PROBLEM DETAILS → Write out the opening lines of the data word for word, up to and including the line with "y_ticks = [0, 20, 40, 60, 80, 100]", and leave every picture and every later line out.

RECORDED DATA →
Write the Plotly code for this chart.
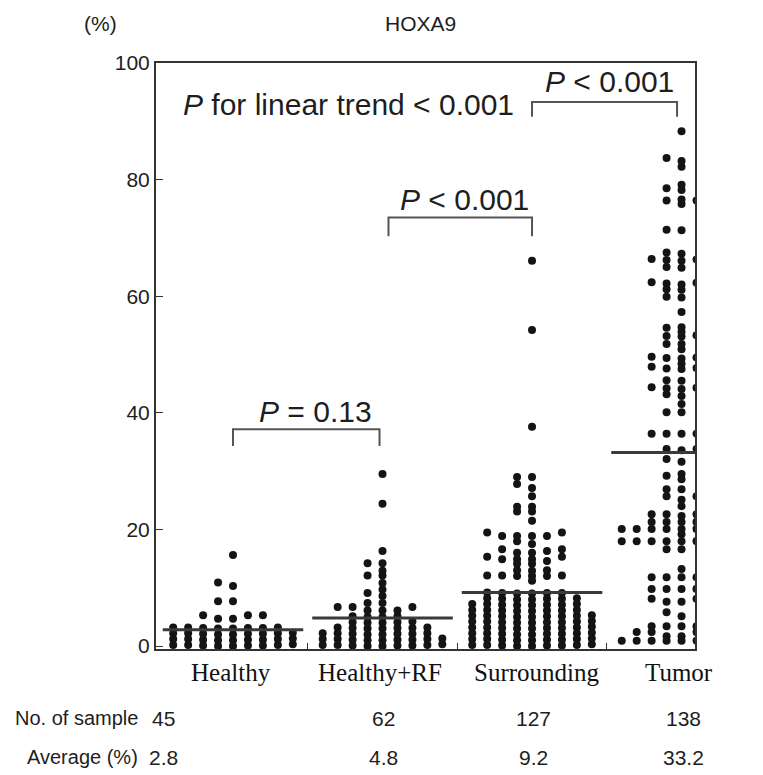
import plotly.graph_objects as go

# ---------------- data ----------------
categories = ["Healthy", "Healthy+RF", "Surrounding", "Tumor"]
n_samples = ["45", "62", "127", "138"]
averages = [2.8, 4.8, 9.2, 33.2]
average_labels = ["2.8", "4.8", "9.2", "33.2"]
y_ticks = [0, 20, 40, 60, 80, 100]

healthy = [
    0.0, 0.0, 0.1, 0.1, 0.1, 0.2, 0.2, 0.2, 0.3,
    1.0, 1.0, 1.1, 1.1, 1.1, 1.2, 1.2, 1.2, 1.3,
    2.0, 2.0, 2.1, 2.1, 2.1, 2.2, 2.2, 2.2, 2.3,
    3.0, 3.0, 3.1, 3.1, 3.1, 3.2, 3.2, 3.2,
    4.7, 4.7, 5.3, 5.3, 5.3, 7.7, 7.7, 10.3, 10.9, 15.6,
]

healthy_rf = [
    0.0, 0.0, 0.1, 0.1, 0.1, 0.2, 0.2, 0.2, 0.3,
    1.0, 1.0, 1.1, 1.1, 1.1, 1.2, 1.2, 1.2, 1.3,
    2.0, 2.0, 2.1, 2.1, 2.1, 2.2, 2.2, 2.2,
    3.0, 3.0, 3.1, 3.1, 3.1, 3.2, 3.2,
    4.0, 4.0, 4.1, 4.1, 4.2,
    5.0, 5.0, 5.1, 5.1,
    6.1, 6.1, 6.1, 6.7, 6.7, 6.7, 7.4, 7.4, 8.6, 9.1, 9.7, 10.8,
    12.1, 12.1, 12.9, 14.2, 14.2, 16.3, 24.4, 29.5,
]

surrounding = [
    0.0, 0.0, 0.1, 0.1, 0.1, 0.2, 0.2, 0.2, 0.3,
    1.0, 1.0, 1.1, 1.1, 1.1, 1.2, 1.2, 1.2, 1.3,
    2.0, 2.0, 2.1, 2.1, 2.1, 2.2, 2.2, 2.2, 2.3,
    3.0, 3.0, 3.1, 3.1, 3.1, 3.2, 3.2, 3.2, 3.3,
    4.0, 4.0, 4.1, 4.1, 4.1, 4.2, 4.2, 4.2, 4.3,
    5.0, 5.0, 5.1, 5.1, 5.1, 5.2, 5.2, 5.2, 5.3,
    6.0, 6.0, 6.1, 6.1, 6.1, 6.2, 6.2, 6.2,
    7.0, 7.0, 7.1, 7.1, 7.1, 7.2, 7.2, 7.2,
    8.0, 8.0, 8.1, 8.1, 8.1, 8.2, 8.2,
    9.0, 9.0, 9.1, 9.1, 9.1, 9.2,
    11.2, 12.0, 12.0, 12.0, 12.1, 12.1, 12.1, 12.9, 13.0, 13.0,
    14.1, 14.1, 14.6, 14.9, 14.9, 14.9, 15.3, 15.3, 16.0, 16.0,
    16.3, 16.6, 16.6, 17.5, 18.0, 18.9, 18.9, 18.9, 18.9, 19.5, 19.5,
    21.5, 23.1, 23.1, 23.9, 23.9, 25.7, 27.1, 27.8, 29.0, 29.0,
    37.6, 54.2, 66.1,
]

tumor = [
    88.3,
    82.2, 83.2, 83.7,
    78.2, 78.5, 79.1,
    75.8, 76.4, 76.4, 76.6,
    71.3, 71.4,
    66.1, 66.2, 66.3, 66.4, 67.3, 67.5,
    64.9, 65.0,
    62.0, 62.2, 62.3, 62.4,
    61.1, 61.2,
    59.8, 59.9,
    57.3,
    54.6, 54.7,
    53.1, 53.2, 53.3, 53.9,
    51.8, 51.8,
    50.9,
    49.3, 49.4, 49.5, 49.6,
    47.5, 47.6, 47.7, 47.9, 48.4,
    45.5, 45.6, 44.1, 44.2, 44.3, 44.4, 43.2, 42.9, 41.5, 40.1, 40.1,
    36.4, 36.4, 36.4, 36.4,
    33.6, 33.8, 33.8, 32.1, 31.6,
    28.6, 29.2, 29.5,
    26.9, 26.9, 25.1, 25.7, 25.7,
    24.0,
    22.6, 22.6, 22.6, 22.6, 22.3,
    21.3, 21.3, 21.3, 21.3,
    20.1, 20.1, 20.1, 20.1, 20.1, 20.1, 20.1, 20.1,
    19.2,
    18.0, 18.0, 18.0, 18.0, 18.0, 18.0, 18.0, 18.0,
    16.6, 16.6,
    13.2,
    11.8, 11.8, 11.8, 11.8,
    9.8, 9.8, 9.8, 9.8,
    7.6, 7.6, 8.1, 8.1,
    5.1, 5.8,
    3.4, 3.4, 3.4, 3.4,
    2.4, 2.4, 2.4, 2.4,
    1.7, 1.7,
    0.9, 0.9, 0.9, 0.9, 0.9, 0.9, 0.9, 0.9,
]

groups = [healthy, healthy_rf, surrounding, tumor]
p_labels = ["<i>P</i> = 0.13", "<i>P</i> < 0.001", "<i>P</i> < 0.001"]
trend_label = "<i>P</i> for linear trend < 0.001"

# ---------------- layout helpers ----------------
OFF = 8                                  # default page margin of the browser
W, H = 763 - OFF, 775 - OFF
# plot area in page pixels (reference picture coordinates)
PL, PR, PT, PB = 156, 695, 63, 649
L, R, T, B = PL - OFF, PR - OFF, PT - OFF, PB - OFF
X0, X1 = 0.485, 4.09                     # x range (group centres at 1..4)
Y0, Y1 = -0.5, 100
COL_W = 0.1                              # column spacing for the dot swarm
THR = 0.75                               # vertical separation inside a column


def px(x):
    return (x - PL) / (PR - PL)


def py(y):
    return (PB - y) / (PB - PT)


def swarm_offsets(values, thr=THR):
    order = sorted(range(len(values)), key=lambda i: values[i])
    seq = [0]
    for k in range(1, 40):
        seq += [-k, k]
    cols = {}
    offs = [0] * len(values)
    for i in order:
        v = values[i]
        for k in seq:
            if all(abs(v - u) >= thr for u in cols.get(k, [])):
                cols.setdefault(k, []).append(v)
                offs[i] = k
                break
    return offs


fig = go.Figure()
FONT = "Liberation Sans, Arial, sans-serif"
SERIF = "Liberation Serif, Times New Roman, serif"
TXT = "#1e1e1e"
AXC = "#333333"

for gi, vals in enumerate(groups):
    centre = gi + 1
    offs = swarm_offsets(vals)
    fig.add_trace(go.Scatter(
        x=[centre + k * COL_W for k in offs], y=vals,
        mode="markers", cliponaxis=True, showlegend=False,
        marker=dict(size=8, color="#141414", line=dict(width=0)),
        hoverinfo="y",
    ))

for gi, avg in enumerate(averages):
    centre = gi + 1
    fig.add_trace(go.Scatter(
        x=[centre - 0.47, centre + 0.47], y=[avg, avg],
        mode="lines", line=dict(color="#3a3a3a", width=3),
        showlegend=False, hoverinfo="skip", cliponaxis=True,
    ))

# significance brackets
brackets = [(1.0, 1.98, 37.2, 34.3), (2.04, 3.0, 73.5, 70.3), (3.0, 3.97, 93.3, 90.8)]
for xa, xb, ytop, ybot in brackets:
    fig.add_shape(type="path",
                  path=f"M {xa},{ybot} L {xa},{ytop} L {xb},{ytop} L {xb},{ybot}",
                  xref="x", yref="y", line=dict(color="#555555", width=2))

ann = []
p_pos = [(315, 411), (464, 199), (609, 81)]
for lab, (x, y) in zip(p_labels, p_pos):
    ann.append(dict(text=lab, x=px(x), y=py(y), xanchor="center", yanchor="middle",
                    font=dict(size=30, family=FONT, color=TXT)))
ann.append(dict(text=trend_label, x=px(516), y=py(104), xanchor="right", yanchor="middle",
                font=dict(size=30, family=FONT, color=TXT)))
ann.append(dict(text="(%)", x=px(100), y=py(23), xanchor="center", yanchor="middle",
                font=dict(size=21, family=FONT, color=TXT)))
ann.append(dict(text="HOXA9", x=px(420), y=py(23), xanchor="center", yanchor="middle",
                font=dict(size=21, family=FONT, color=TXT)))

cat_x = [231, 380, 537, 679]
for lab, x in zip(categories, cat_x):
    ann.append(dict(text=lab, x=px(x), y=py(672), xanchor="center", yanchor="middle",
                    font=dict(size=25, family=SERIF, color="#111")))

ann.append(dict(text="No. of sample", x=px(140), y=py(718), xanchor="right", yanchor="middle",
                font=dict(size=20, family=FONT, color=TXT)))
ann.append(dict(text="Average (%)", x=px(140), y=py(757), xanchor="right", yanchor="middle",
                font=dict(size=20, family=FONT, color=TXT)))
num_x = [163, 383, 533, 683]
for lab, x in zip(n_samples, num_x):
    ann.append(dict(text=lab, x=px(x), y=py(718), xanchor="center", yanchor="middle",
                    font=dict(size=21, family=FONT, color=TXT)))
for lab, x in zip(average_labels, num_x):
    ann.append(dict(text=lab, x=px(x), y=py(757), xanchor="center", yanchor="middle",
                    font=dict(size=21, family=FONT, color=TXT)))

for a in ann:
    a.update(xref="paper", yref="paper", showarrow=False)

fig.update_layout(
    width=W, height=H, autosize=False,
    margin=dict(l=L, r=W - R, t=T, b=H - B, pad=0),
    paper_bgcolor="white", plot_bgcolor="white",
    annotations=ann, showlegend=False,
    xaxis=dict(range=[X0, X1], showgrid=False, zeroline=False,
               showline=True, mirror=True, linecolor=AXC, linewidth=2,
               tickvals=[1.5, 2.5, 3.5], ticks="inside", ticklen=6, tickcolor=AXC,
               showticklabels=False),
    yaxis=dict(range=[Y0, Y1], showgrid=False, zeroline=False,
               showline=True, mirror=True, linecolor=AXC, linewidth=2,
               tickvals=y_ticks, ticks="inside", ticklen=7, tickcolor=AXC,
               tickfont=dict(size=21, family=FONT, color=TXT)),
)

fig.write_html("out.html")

SOLUTION TO THE PROBLEM →
Write the Plotly code for this chart.
import plotly.graph_objects as go

# ---------------- data ----------------
categories = ["Healthy", "Healthy+RF", "Surrounding", "Tumor"]
n_samples = ["45", "62", "127", "138"]
averages = [2.8, 4.8, 9.2, 33.2]
average_labels = ["2.8", "4.8", "9.2", "33.2"]
y_ticks = [0, 20, 40, 60, 80, 100]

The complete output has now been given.